I was, you can be sure, ready to play.

When I arrived, I was somewhat dismayed to find all of her roommates in attendance. We sat around in the kitchen, making the sort of small talk one makes while devoutly wishing to be getting on with something better. The beautiful young mortal asked me if I had ever eaten an artichoke.

I wasn’t exactly sure what an artichoke WAS, but would have tried ANYTHING she might offer. She placed a steaming, grayish olive, spiny-looking thing before me, and slyly slipped a bowl of melted butter across the table.

Sensing my utter cluelessness, she peeled off a leaf by its thorned tip, swirled it in the butter, her fingers describing lazy figure-eights in the golden fluid, then raised it to her lips.
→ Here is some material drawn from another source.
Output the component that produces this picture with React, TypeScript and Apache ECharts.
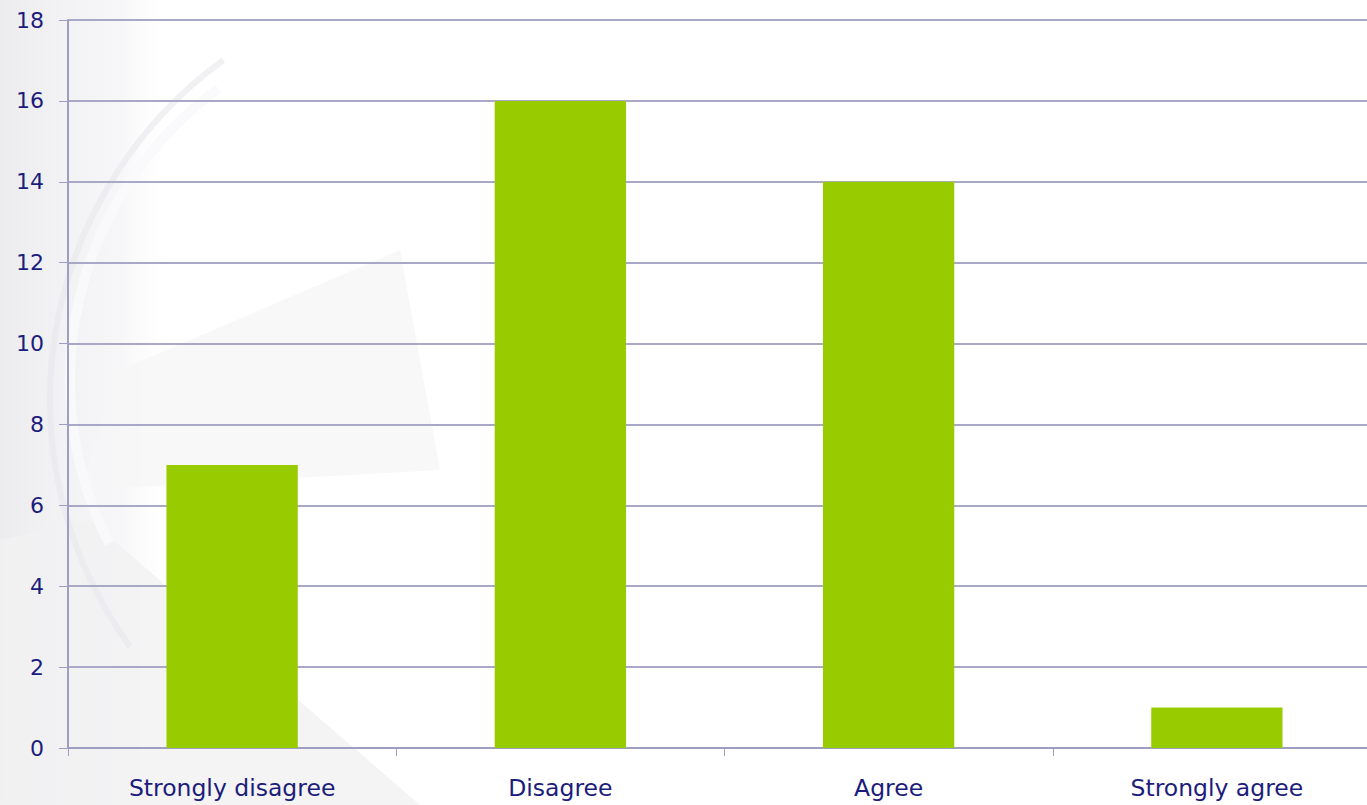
import React, { useEffect, useRef } from "react";
import * as echarts from "echarts";

const categories = ["Strongly disagree", "Disagree", "Agree", "Strongly agree"];
const values = [7, 16, 14, 1];
const yMin = 0;
const yMax = 18;
const yInterval = 2;

export default function App() {
  const ref = useRef<HTMLDivElement>(null);
  useEffect(() => {
    if (!ref.current) return;
    const chart = echarts.init(ref.current, undefined, { renderer: "svg" });
    chart.setOption({
      animation: false,
      backgroundColor: "#ffffff",
      graphic: [
        {
          type: "group",
          silent: true,
          z: -10,
          children: [
            { type: "rect", shape: { x: 0, y: 0, width: 175, height: 805 }, style: { fill: new echarts.graphic.LinearGradient(0, 0, 1, 0, [ { offset: 0, color: "rgba(236,236,238,1)" }, { offset: 0.7, color: "rgba(245,245,247,0.8)" }, { offset: 1, color: "rgba(255,255,255,0)" } ]) } },
            { type: "polygon", shape: { points: [[120, 370], [400, 250], [440, 470], [80, 490]] }, style: { fill: "rgba(246,246,248,0.8)" } },
            { type: "polygon", shape: { points: [[0, 540], [90, 520], [420, 805], [0, 805]] }, style: { fill: "rgba(241,241,243,0.8)" } },
            { type: "arc", shape: { cx: 430, cy: 380, r: 360, startAngle: Math.PI * 0.85, endAngle: Math.PI * 1.3 }, style: { stroke: "rgba(250,250,252,0.9)", lineWidth: 10, fill: "none" } },
            { type: "arc", shape: { cx: 470, cy: 400, r: 420, startAngle: Math.PI * 0.8, endAngle: Math.PI * 1.3 }, style: { stroke: "rgba(232,232,236,0.6)", lineWidth: 6, fill: "none" } },
          ],
        },
      ],
      grid: { left: 68, right: 0, top: 20, bottom: 57, containLabel: false },
      xAxis: {
        type: "category",
        data: categories,
        axisLine: { show: true, lineStyle: { color: "#9e9dc2", width: 2 } },
        axisTick: { show: true, alignWithLabel: false, length: 8, lineStyle: { color: "#9e9dc2" } },
        axisLabel: { color: "#1c1c7c", fontSize: 23.5, fontFamily: "DejaVu Sans, sans-serif", margin: 28 },
        splitLine: { show: false },
      },
      yAxis: {
        type: "value",
        min: yMin,
        max: yMax,
        interval: yInterval,
        axisLine: { show: true, lineStyle: { color: "#9e9dc2", width: 2 } },
        axisTick: { show: true, length: 9, lineStyle: { color: "#9e9dc2" } },
        axisLabel: { color: "#1c1c7c", fontSize: 22, fontFamily: "DejaVu Sans, sans-serif", margin: 24 },
        splitLine: { show: true, lineStyle: { color: "#a9a8c8", width: 2 } },
      },
      series: [
        {
          type: "bar",
          data: values,
          barWidth: "40%",
          itemStyle: { color: "#99cc00" },
        },
      ],
    });
    return () => chart.dispose();
  }, []);
  return (
    <div style={{ position: "absolute", left: 0, top: 0, width: 1367, height: 805, overflow: "hidden" }}>
      <div ref={ref} style={{ width: 1381, height: 805 }} />
    </div>
  );
}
She hesitated for a second, then looked me in the eye as the tip of her tongue caught a dangling drop of butter. Still holding the tip, she laid the base of the leaf on her tongue. Biting, ever so gently, down on the leaf, her lips slightly parted, she slowly pulled it across her teeth, removing every trace of the tender pulp.

The eating scene that followed, involving hands and faces covered with slippery butter, accompanied by ecstatic moans of gustatory pleasure, was worthy of Tom Jones.

But I digress.

My student’s comments intrigued me, so I decided to look into the matter.
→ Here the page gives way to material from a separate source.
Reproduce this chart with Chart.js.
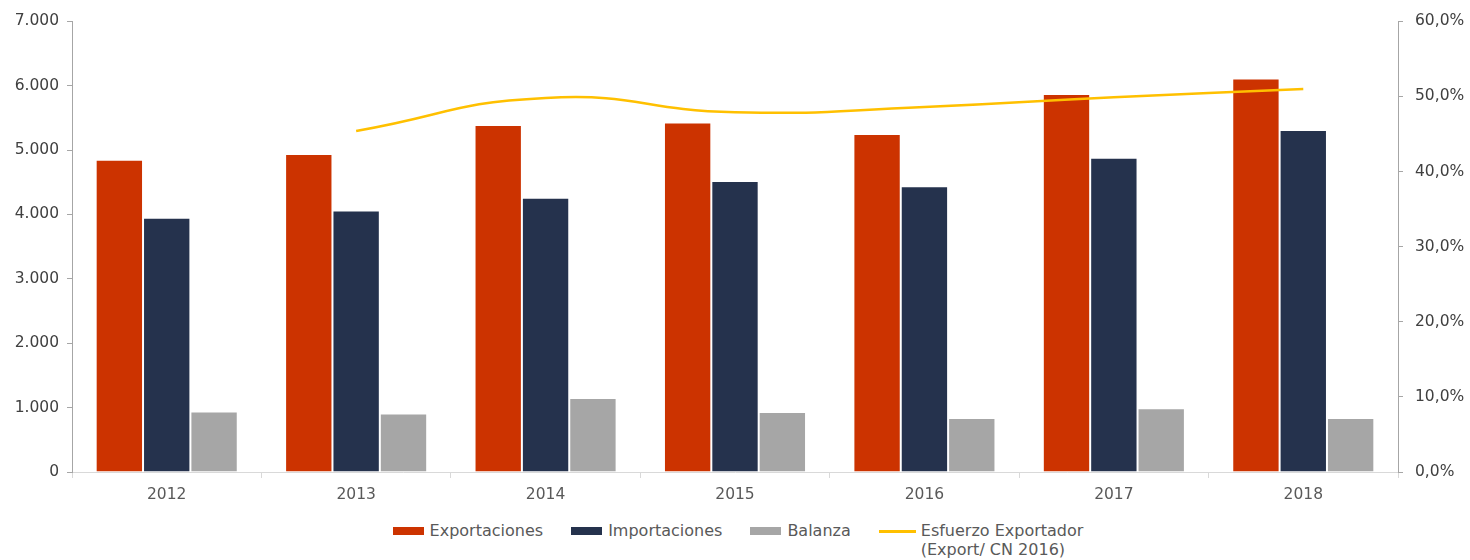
<!DOCTYPE html>
<html>
<head>
<meta charset="utf-8">
<script src="https://cdn.jsdelivr.net/npm/chart.js@4"></script>
<style>
  body { margin: 0; background: #fff; font-family: "DejaVu Sans", sans-serif; }
  #wrap { width: 1470px; height: 560px; position: relative; }
  #chartBox { position: absolute; left: 0; top: 0; width: 1470px; height: 506px; }
  #legend { position: absolute; top: 521px; left: 0; width: 1470px; display: flex; justify-content: center; padding-left: 6px; box-sizing: border-box; font-size: 16px; color: #595959; }
  .item { display: flex; align-items: flex-start; margin: 0 14px; }
  .sw { width: 31px; height: 8px; margin: 6px 6px 0 0; }
  .ln { width: 37px; height: 3px; margin: 9px 5px 0 0; }
  .txt { line-height: 19px; }
</style>
</head>
<body>
<div id="wrap">
  <div id="chartBox"><canvas id="chart"></canvas></div>
  <div id="legend"></div>
</div>
<script>
const years = ["2012", "2013", "2014", "2015", "2016", "2017", "2018"];
const exportaciones = [4850, 4940, 5390, 5430, 5250, 5870, 6110];
const importaciones = [3950, 4060, 4260, 4520, 4440, 4880, 5310];
const balanza = [940, 910, 1150, 930, 840, 990, 840];
const esfuerzo = [null, 45.4, 49.8, 47.9, 48.6, 49.9, 51.0];
const seriesNames = ["Exportaciones", "Importaciones", "Balanza", "Esfuerzo Exportador\n(Export/ CN 2016)"];
const colors = ["#CC3300", "#25324D", "#A6A6A6", "#FFC000"];

document.addEventListener("DOMContentLoaded", function () {
    const ctx = document.getElementById("chart").getContext("2d");
    const tickFont = { family: "DejaVu Sans", size: 15.5 };

    function thousands(v) {
        return String(v).replace(/\B(?=(\d{3})+(?!\d))/g, ".");
    }

    new Chart(ctx, {
        type: "bar",
        data: {
            labels: years,
            datasets: [
                { label: seriesNames[0], data: exportaciones, backgroundColor: colors[0], borderColor: "#ffffff", borderWidth: 1, yAxisID: "y", order: 2 },
                { label: seriesNames[1], data: importaciones, backgroundColor: colors[1], borderColor: "#ffffff", borderWidth: 1, yAxisID: "y", order: 2 },
                { label: seriesNames[2], data: balanza, backgroundColor: colors[2], borderColor: "#ffffff", borderWidth: 1, yAxisID: "y", order: 2 },
                {
                    type: "line", label: seriesNames[3], data: esfuerzo, borderColor: colors[3], borderWidth: 2.5,
                    pointRadius: 0, tension: 0.5, spanGaps: true, fill: false, yAxisID: "y1", order: 1
                },
            ],
        },
        options: {
            responsive: true,
            maintainAspectRatio: false,
            animation: false,
            layout: { padding: { top: 20 } },
            plugins: { legend: { display: false }, tooltip: { enabled: false } },
            datasets: { bar: { categoryPercentage: 0.75, barPercentage: 1.0 } },
            scales: {
                x: {
                    grid: { offset: true, drawOnChartArea: false, drawTicks: true, tickLength: 6, color: "#D9D9D9" },
                    border: { display: true, color: "#D9D9D9" },
                    ticks: { color: "#595959", font: tickFont, padding: 8 },
                    afterFit: function (s) { s.height = 34; },
                },
                y: {
                    position: "left",
                    min: 0, max: 7000,
                    ticks: { stepSize: 1000, color: "#404040", font: tickFont, padding: 8, callback: (v) => thousands(v) },
                    grid: { drawOnChartArea: false, drawTicks: true, tickLength: 5, color: "#A6A6A6" },
                    border: { display: true, color: "#A6A6A6" },
                    afterFit: function (s) { s.width = 72; },
                },
                y1: {
                    position: "right",
                    min: 0, max: 60,
                    ticks: { stepSize: 10, color: "#404040", font: tickFont, padding: 12, callback: (v) => v.toFixed(1).replace(".", ",") + "%" },
                    grid: { drawOnChartArea: false, drawTicks: true, tickLength: 5, color: "#A6A6A6" },
                    border: { display: true, color: "#A6A6A6" },
                    afterFit: function (s) { s.width = 72; },
                },
            },
        },
    });

    // HTML legend (last entry needs two lines)
    const legend = document.getElementById("legend");
    legend.innerHTML = seriesNames.map((name, i) => `
        <div class="item">
            <div class="${i === 3 ? "ln" : "sw"}" style="background:${colors[i]}"></div>
            <div class="txt">${name.replace("\n", "<br>")}</div>
        </div>`).join("");
});
</script>
</body>
</html>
It turns out there is no mention of such a myth in any of the usual references. The story is strangely complete for a Greek myth, and its lingering attention to Zeus’ pleasure seems more decadently modern, at least Latinate. However, it is not mentioned in Ovid’s Metamophoses (and Ovid would never have been able to pass THIS one up). Nor does it appear in Catullus, Procopius or Sextus Propertius, all of whom seemed likely enthusiasts for such a tale.
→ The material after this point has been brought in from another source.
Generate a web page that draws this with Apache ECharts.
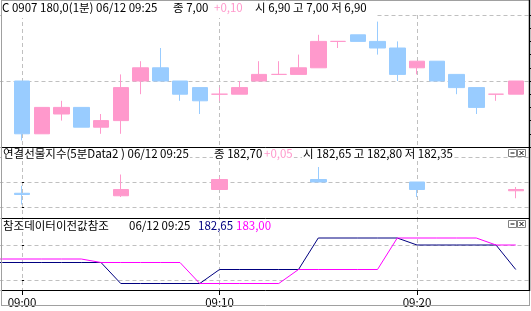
<!DOCTYPE html>
<html><head><meta charset="utf-8">
<script src="https://cdn.jsdelivr.net/npm/echarts@6/dist/echarts.min.js"></script>
<style>html,body{margin:0;padding:0;background:#fff}#c{width:531px;height:311px}</style>
</head><body><div id="c"></div>
<script>
// ---------- data ----------
const minuteTimes = ['09:00','09:01','09:02','09:03','09:04','09:05','09:06','09:07','09:08','09:09','09:10','09:11','09:12','09:13','09:14','09:15','09:16','09:17','09:18','09:19','09:20','09:21','09:22','09:23','09:24','09:25'];
const minuteOpen  = [7.00,6.60,6.75,6.80,6.65,6.70,7.00,7.10,7.00,6.95,6.90,6.90,7.00,7.05,7.05,7.10,7.30,7.35,7.30,7.25,7.10,7.15,7.05,6.95,6.90,6.90];
const minuteClose = [6.60,6.80,6.80,6.65,6.70,6.95,7.10,7.00,6.90,6.85,6.90,6.95,7.05,7.05,7.10,7.30,7.30,7.30,7.25,7.05,7.15,7.00,6.95,6.80,6.90,7.00];
const minuteLow   = [6.55,6.60,6.70,6.65,6.60,6.60,6.90,7.00,6.85,6.75,6.85,6.90,7.00,7.05,7.05,7.10,7.25,7.30,7.20,7.00,7.05,7.00,6.90,6.75,6.85,6.90];
const minuteHigh  = [7.00,6.80,6.85,6.80,6.75,7.05,7.15,7.25,7.00,6.95,6.95,7.00,7.15,7.15,7.20,7.35,7.30,7.35,7.45,7.30,7.15,7.15,7.05,6.95,6.90,7.00];

const fiveTimes = ['09:00','09:05','09:10','09:15','09:20','09:25'];
const fiveOpen  = [182.55,182.45,182.70,183.10,183.00,182.65];
const fiveClose = [182.50,182.70,183.10,183.00,182.70,182.70];
const fiveLow   = [182.10,182.40,182.70,183.00,182.40,182.35];
const fiveHigh  = [182.85,183.30,183.20,183.60,183.00,182.80];

const refTimes = ['08:58','08:59','09:00','09:01','09:02','09:03','09:04','09:05','09:06','09:07','09:08','09:09','09:10','09:11','09:12','09:13','09:14','09:15','09:16','09:17','09:18','09:19','09:20','09:21','09:22','09:23','09:24','09:25'];
const refPrevOpen  = [182.75,182.75,182.75,182.75,182.75,182.75,182.75,182.45,182.45,182.45,182.45,182.45,182.65,182.65,182.65,182.65,182.65,183.10,183.10,183.10,183.10,183.10,183.00,183.00,183.00,183.00,183.00,182.65];
const refPrevClose = [182.80,182.80,182.80,182.80,182.80,182.80,182.75,182.75,182.75,182.75,182.75,182.45,182.45,182.45,182.45,182.45,182.65,182.65,182.65,182.65,182.65,183.10,183.10,183.10,183.10,183.10,183.00,183.00];

const xTickLabels = ['09:00','09:10','09:20'];

// ---------- helpers ----------
const toX = t => { const p = t.split(':').map(Number); return p[0]*60 + p[1] - 540; };
const ohlc = (times,o,c,l,h) => times.map((t,i)=>[toX(t), o[i], c[i], l[i], h[i]]);
const pts = (times,v) => times.map((t,i)=>[toX(t), v[i]]);

const PINK='#FF99CC', BLUE='#99CCFF', GRIDC='#C0C0C0', NAVY='#000080', MAG='#FF00FF';
const FAM = "'Noto Sans CJK KR',sans-serif";
const FONT = '11.5px ' + FAM;
const dash = {color:GRIDC, width:1, type:[4,3]};

const GL = -175.5, GR = -83.5, YOFF = -85.5;
const grids = [
  {left:GL, right:GR, top:15,  height:132, outerBoundsMode:'none'},
  {left:GL, right:GR, top:147, height:71,  outerBoundsMode:'none'},
  {left:GL, right:GR, top:218, height:72,  outerBoundsMode:'none'}
];
const xAx = (gi, lab) => ({
  type:'value', gridIndex:gi, min:-10, max:30, interval:10,
  axisLine:{show:false},
  axisTick:{show:lab, length:5, lineStyle:{color:'#000', width:1}},
  axisLabel:{show:lab, margin:7, color:'#000', fontFamily:FAM, fontSize:11.5,
    formatter: v => { const t = xTickLabels.find(s => toX(s) === v); return t || ''; }},
  splitLine:{show:true, lineStyle:dash}
});
const tickOnly = {show:true, length:2, lineStyle:{color:'#000'}};
const yAxes = [
  {type:'value', gridIndex:0, position:'right', offset:YOFF, min:6.5, max:7.5, interval:0.5,
   axisLine:{show:false}, axisTick:{show:false}, axisLabel:{show:false}, splitLine:{show:true, lineStyle:dash}},
  {type:'value', gridIndex:0, position:'right', offset:YOFF, min:6.5, max:7.5, interval:0.1,
   axisLine:{show:false}, axisTick:tickOnly, axisLabel:{show:false}, splitLine:{show:false}},
  {type:'value', gridIndex:1, position:'right', offset:YOFF, min:181.56, max:184.4, minInterval:1, maxInterval:1,
   axisLine:{show:false}, axisTick:tickOnly, axisLabel:{show:false}, splitLine:{show:true, lineStyle:dash}},
  {type:'value', gridIndex:2, position:'right', offset:YOFF, min:183-45/70, max:183+27/70, minInterval:0.5, maxInterval:0.5,
   axisLine:{show:false}, axisTick:tickOnly, axisLabel:{show:false}, splitLine:{show:true, lineStyle:dash}}
];
const candleStyle = {color:PINK, color0:BLUE, borderColor:PINK, borderColor0:BLUE, borderColorDoji:PINK, borderWidth:1};

// ---------- graphics (frame, titles) ----------
const G = [];
const line = (x1,y1,x2,y2,c,w) => G.push({type:'line', z:100, silent:true, shape:{x1,y1,x2,y2}, style:{stroke:c, lineWidth:w||1}});
const txt = (s,x,y,c,bg) => G.push({type:'text', z:101, silent:true, x, y,
  style:{text:s, font:FONT, fill:c||'#000', align:'left', verticalAlign:'middle', textAlign:'left', textVerticalAlign:'middle',
         backgroundColor: bg ? '#fff' : null, padding: bg ? [0,1,0,1] : 0}});
// white box behind top title
G.push({type:'rect', z:99, silent:true, shape:{x:2, y:1, width:374, height:17}, style:{fill:'#fff'}});
// frame
line(1.5,0,1.5,306,'#A0A0A0');
line(1,0.5,530,0.5,'#A0A0A0');
line(529.5,290,529.5,306,'#A0A0A0');
line(1,305.5,530,305.5,'#A0A0A0');
line(529.5,0,529.5,291,'#000',1.5);
line(2,147.5,529,147.5,'#000');
line(2,218.5,529,218.5,'#000');
line(2,290.5,529,290.5,'#000');
// titles
txt('C 0907 180,0(1분) 06/12 09:25',2,8);
txt('종 7,00',173,8);
txt('+0,10',214,8,PINK);
txt('시 6,90 고 7,00 저 6,90',255,8);
txt('연결선물지수(5분Data2 ) 06/12 09:25',2,154,'#000',true);
txt('종 182,70',213,154,'#000',true);
txt('+0,05',263,154,PINK,true);
txt('시 182,65 고 182,80 저 182,35',302,154,'#000',true);
txt('참조데이터이전값참조',2,225.5,'#000',true);
txt('06/12 09:25',128,225.5,'#000',true);
txt('182,65',197,225.5,NAVY,true);
txt('183,00',235,225.5,MAG,true);
// small pane buttons
[149.5,220.5].forEach(by => {
  G.push({type:'rect', z:100, silent:true, shape:{x:508.5,y:by,width:8,height:7}, style:{fill:'#fff', stroke:'#808080', lineWidth:1}});
  G.push({type:'rect', z:100, silent:true, shape:{x:517.5,y:by,width:8,height:7}, style:{fill:'#fff', stroke:'#808080', lineWidth:1}});
  line(510.5,by+3.5,514.5,by+3.5,'#000');
  line(519.5,by+1.5,523.5,by+5.5,'#000');
  line(523.5,by+1.5,519.5,by+5.5,'#000');
});

const chart = echarts.init(document.getElementById('c'), null, {renderer:'canvas'});
chart.setOption({
  animation:false,
  backgroundColor:'#fff',
  grid:grids,
  xAxis:[xAx(0,false), xAx(1,false), xAx(2,true)],
  yAxis:yAxes,
  series:[
    {type:'candlestick', xAxisIndex:0, yAxisIndex:0, barWidth:16, encode:{x:0, y:[1,2,3,4]},
     data:ohlc(minuteTimes,minuteOpen,minuteClose,minuteLow,minuteHigh), itemStyle:candleStyle},
    {type:'candlestick', xAxisIndex:1, yAxisIndex:2, barWidth:16, encode:{x:0, y:[1,2,3,4]},
     data:ohlc(fiveTimes,fiveOpen,fiveClose,fiveLow,fiveHigh), itemStyle:candleStyle},
    {type:'line', xAxisIndex:2, yAxisIndex:3, symbol:'none', lineStyle:{color:NAVY, width:1}, clip:false,
     data:pts(refTimes,refPrevOpen)},
    {type:'line', xAxisIndex:2, yAxisIndex:3, symbol:'none', lineStyle:{color:MAG, width:1}, clip:false,
     data:pts(refTimes,refPrevClose)}
  ],
  graphic:G
});
</script></body></html>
The Encyclopaedia Britannica says that the artichoke as we know it (e.g., the edible flower) is first mentioned “in Italy about 1400.” There is even some speculation that “cynara,” the Latin word for “thistle,” did not originally refer to artichokes, but to cardoons which makes sense, since the leaves of both were eaten the same way. So it’s very unlikely that any kind of Classical connection exists.

The source of this story seems to be the book quoted at the artichoke PR website (which no longer exists): Cynara Erotica. The site did not list an author, but a contact company (A. C. Castelli Associates, NYC, NY). The book is not listed in the Library of Congress, and I couldn’t find the company, using regular Web resources. Assuming that it is nothing but an advertising ploy, was it completely original, or was there an earlier source of the story? I have discovered several appearances of “Cynara” that are probably newer (erotic literature and episodes of Xena, Warrior Princess)—not exactly the kinds of references I needed.

One of my correspondents suggested the work of nineteenth century poet, Christopher Ernest Dowson.

Looking him up, I found that he was a member of the Rhymer's Club (AKA “The Decadents”), and that his friends included William Butler Yeats and Aubrey Beardsley. His idols included Poe, Baudelaire and Verlaine. He influenced both Yeats and Rupert Brooke (who claimed to have committed most of Dowson’s work to memory). In 1891, Dowson wrote his best-known poem, “Non Sum Qualis Eram Bonae Sub Regno Cynarae.” Published in 1896, it was written for the poet’s unrequited love, a twelve-year-old waitress named Adelaide. The poem describes how, while the poet led a thoroughly dissolute life, his “Cynara” was never out of his thoughts.

Dowson does not mention Zeus or suggest any Classical allusion. I suspect he chose the name solely because it implied tender bliss surrounded by the sort of spiny exterior that is designed to repel unworthy suitors. Apparently, Dowson was one of those unworthy suitors—certainly, his poem was unlikely to melt the heart of a young girl who probably expected a lover to be more traditionally faithful. She married someone else in 1897. Dowson had TB—but died three years later (in the best Romantic tradition), of poverty and absinthe addiction. He was thirty-two.

You were wondering what ever became of MY Cynara, the beautiful young mortal who introduced me to the artichoke? I never saw her again. I was young and impatient and stupid, and never realized that I wasn’t the seducer in the story.